Ja. Vom späten Mittelalter an hat sich das Großfürstentum Moskau ausgedehnt, und zwar in riesige Weiten. Nach dem Ersten Weltkrieg wurde das alles zur Sowjetunion und war letztlich so groß, dass dort die ethnischen Russen sogar in der Minderheit waren. Als 1991 die anderen Länder die Sowjetunion verließen, war dieses Russland, das allein übrigblieb, erstmal etwas Künstliches. Und 20 bis 25 Millionen Menschen, die sich als Russinnen und Russen betrachtet aber in anderen Teilen der Sowjetunion gelebt hatten, fanden sich plötzlich außerhalb dieses neuen russischen Staates wieder. Viele Menschen in Russland sagen darum: “Wo diese Landsleute sind, ist ja eigentlich auch Russland. Das sollte eigentlich auch zu uns gehören.”
Gibt es dazu auch eine Gegenposition in Russland?
Das Gegenargument, das ich teile, ist: Diese 20 bis 25 Millionen Leute waren Kolonialisten. Sie sind aus dem russischen Kernstaat ausgezogen in andere Länder, etwa in die baltischen Staaten oder nach Zentralasien, und haben dort gesiedelt. Damit lässt sich kein Anspruch begründen, dass diese Länder zu Russland gehören. Aber viele betrachten das anders. Und die Grundlage dafür ist, dass es vor 1991 nie einen in der Form reduzierten russischen Staat gegeben hat. Nie zuvor gab es Russland in den heutigen Grenzen, die völkerrechtlich anerkannt sind. Die sind für viele Menschen in Russland sozusagen ungewohnt. Ein solches Empfinden ist gar nicht so ungewöhnlich, wenn Sie sich die europäische Geschichte vor allem nach den beiden Weltkriegen anschauen.

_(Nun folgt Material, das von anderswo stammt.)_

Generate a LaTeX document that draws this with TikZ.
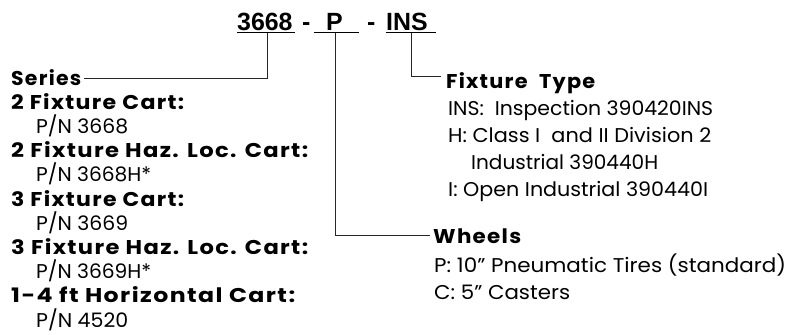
\documentclass[tikz,border=0pt]{standalone}
\usepackage{graphicx}
\usepackage{fontspec}
\setmainfont{Poppins}
\newfontfamily\titlefont{Liberation Sans}
\newcommand{\fw}[2]{\resizebox{#1bp}{\height}{#2}}
\begin{document}
\begin{tikzpicture}[x=1bp,y=-1bp,
  txt/.style={anchor=base west, inner sep=0pt, font=\fontsize{20}{20}\selectfont},
  hdr/.style={anchor=base west, inner sep=0pt, font=\fontsize{20}{20}\selectfont\bfseries\addfontfeature{LetterSpace=6}},
  ttl/.style={anchor=base west, inner sep=0pt, font=\fontsize{25}{25}\selectfont\titlefont\bfseries},
  conn/.style={line width=0.9bp, black!85},
  uline/.style={line width=1.3bp, black}]
\useasboundingbox (0,0) rectangle (789,334);
% title
\node[ttl] (t1) at (237,30) {3668};
\node[ttl] (d1) at (302,30) {-};
\node[ttl] (t2) at (326,30) {P};
\node[ttl] (d2) at (367,30) {-};
\node[ttl] (t3) at (386,30) {INS};
\coordinate (u1a) at (237,32.5); \coordinate (u1b) at (295,32.5);
\coordinate (u2a) at (314,32.5); \coordinate (u2b) at (359,32.5);
\coordinate (u3a) at (386,32.5); \coordinate (u3b) at (436,32.5);
\draw[uline] (u1a) -- (u1b);
\draw[uline] (u2a) -- (u2b);
\draw[uline] (u3a) -- (u3b);
\coordinate (v1) at (267,33); \coordinate (v2) at (335,33); \coordinate (v3) at (411,33);
% left column
\node[hdr] (series) at (11,85) {\fw{70}{Series}};
\node[hdr] (l1) at (11,109.2) {\fw{173}{2 Fixture Cart:}};
\node[txt] (l2) at (36,133.4) {\fw{92}{P/N 3668}};
\node[hdr] (l3) at (11,157.6) {\fw{297}{2 Fixture Haz. Loc. Cart:}};
\node[txt] (l4) at (36,181.8) {\fw{115}{P/N 3668H*}};
\node[hdr] (l5) at (11,206) {\fw{173}{3 Fixture Cart:}};
\node[txt] (l6) at (36,230.2) {\fw{92}{P/N 3669}};
\node[hdr] (l7) at (11,254.4) {\fw{297}{3 Fixture Haz. Loc. Cart:}};
\node[txt] (l8) at (36,278.6) {\fw{115}{P/N 3669H*}};
\node[hdr] (l9) at (11,302.8) {\fw{284}{1-4 ft Horizontal Cart:}};
\node[txt] (l10) at (36,327) {\fw{92}{P/N 4520}};
% fixture type
\node[hdr] (ft) at (446,88) {\fw{149}{Fixture\ \ Type}};
\node[txt] (f1) at (448,115) {\fw{265}{INS:\ \ Inspection 390420INS}};
\node[txt] (f2) at (448,142) {\fw{263}{H: Class I\ \ and II Division 2}};
\node[txt] (f3) at (471,169) {\fw{187}{Industrial 390440H}};
\node[txt] (f4) at (448,196) {\fw{260}{I: Open Industrial 390440I}};
% wheels
\node[hdr] (wh) at (433,243) {\fw{88}{Wheels}};
\node[txt] (w1) at (434,272) {\fw{352}{P: 10” Pneumatic Tires (standard)}};
\node[txt] (w2) at (434,299) {\fw{136}{C: 5” Casters}};
% connectors
\coordinate (se) at (84,78);
\coordinate (fe) at (441,76);
\coordinate (we) at (430,235);
\draw[conn] (v1) |- (se);
\draw[conn] (v2) |- (we);
\draw[conn] (v3) |- (fe);
\end{tikzpicture}
\end{document}
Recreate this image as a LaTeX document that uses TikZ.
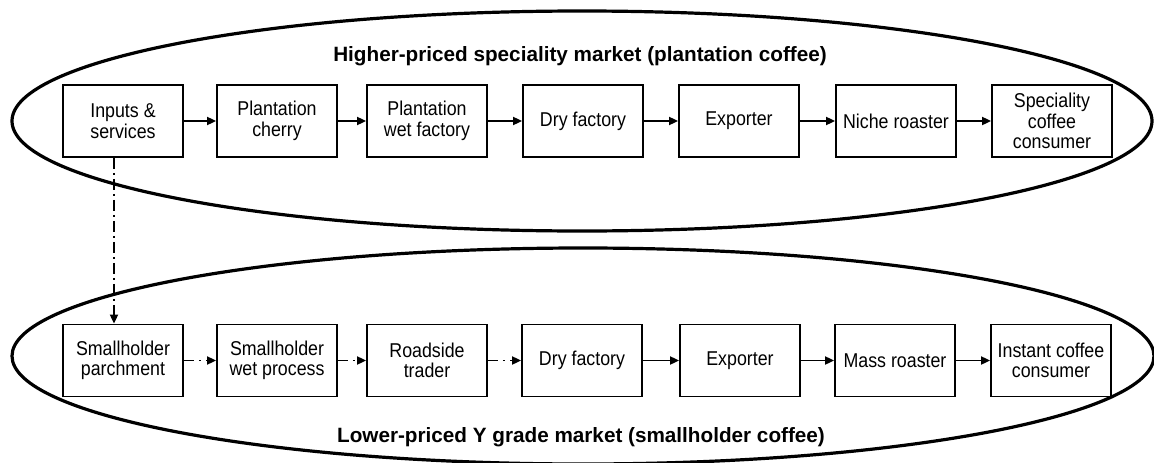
\documentclass[tikz,border=0pt]{standalone}
\usepackage{fontspec}
\setmainfont{Liberation Sans}
\newfontfamily\stagefont[FakeStretch=0.89]{Liberation Sans}
\usetikzlibrary{arrows.meta}
\begin{document}
\begin{tikzpicture}[x=1pt,y=-1pt,
  stage/.style={draw,line width=1.8pt,rectangle,minimum width=120pt,minimum height=72pt,
    inner sep=1pt,align=center,font=\stagefont\fontsize{20pt}{20.5pt}\selectfont},
  flow/.style={line width=1.8pt,-{Triangle[length=9pt,width=8pt]}},
  loose/.style={flow,dash pattern=on 10pt off 5pt on 2.5pt off 5pt},
  supply/.style={flow,dash pattern=on 11pt off 4pt on 2pt off 4pt},
  market/.style={line width=3.2pt},
  heading/.style={font=\fontsize{20.7pt}{24pt}\selectfont\bfseries,anchor=base}]
\useasboundingbox (0,0) rectangle (1154,463);

% market boundaries
\draw[market] (582,121) ellipse [x radius=570pt, y radius=110pt];
\draw[market] (583,356) ellipse [x radius=571pt, y radius=108pt];

% market names
\node[heading] (hiname) at (580,61) {Higher-priced speciality market (plantation coffee)};
\node[heading] (loname) at (581,442) {Lower-priced Y grade market (smallholder coffee)};

% plantation chain
\node[stage] (in)  at (123,121)  {Inputs \&\\services};
\node[stage] (pc)  at (277,121)  {Plantation\\cherry};
\node[stage] (pw)  at (427,121)  {Plantation\\wet factory};
\node[stage] (pd)  at (583,121)  {Dry factory};
\node[stage] (pe)  at (739,121)  {Exporter};
\node[stage] (nr)  at (896,121)  {Niche roaster};
\node[stage] (sc)  at (1052,121) {Speciality\\coffee\\consumer};

% smallholder chain
\node[stage] (sp)  at (123,360.5)  {Smallholder\\parchment};
\node[stage] (sw)  at (277,360.5)  {Smallholder\\wet process};
\node[stage] (rt)  at (427,360.5)  {Roadside\\trader};
\node[stage] (sd)  at (582,360.5)  {Dry factory};
\node[stage] (se)  at (740,360.5)  {Exporter};
\node[stage] (mr)  at (895,360.5)  {Mass roaster};
\node[stage] (ic)  at (1051,360.5) {Instant coffee\\consumer};

% flows
\draw[flow] (in) -- (pc);
\draw[flow] (pc) -- (pw);
\draw[flow] (pw) -- (pd);
\draw[flow] (pd) -- (pe);
\draw[flow] (pe) -- (nr);
\draw[flow] (nr) -- (sc);

\draw[loose] (sp) -- (sw);
\draw[loose] (sw) -- (rt);
\draw[loose] (rt) -- (sd);
\draw[flow] (sd) -- (se);
\draw[flow] (se) -- (mr);
\draw[flow] (mr) -- (ic);

\draw[supply] ([xshift=-9pt]in.south) -- ([xshift=-9pt]sp.north);
\end{tikzpicture}
\end{document}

Stichwort Oder-Neiße-Grenze?
Wie lange hat es gedauert, bis Deutschland die Oder-Neiße-Grenze als endgültige Grenze anerkannt hat? Bis zum Zwei-plus-Vier-Vertrag.
1990 unterzeichnet.
Ich kann Ihnen versichern: Es gibt immer noch viele Leute in Deutschland, die das falsch finden. Oder schauen wir auf Ungarn: Eine Basis für die Macht von Viktor Orban in Ungarn ist der groß-ungarische Anspruch, den er immer wieder formuliert. Er macht das vorsichtiger als Russland, aber viele Ungarn sind der Meinung, dass ein Teil der Slowakei, Rumäniens und übrigens auch der Ukraine zu Ungarn gehört. Ich zähle das nicht auf, um die russische Sichtweise zu rechtfertigen. Es zeigt aber, dass solche gefühlten Ansprüche nicht eine speziell russische Eigenschaft sind. Sie gehören zur europäischen Geschichte.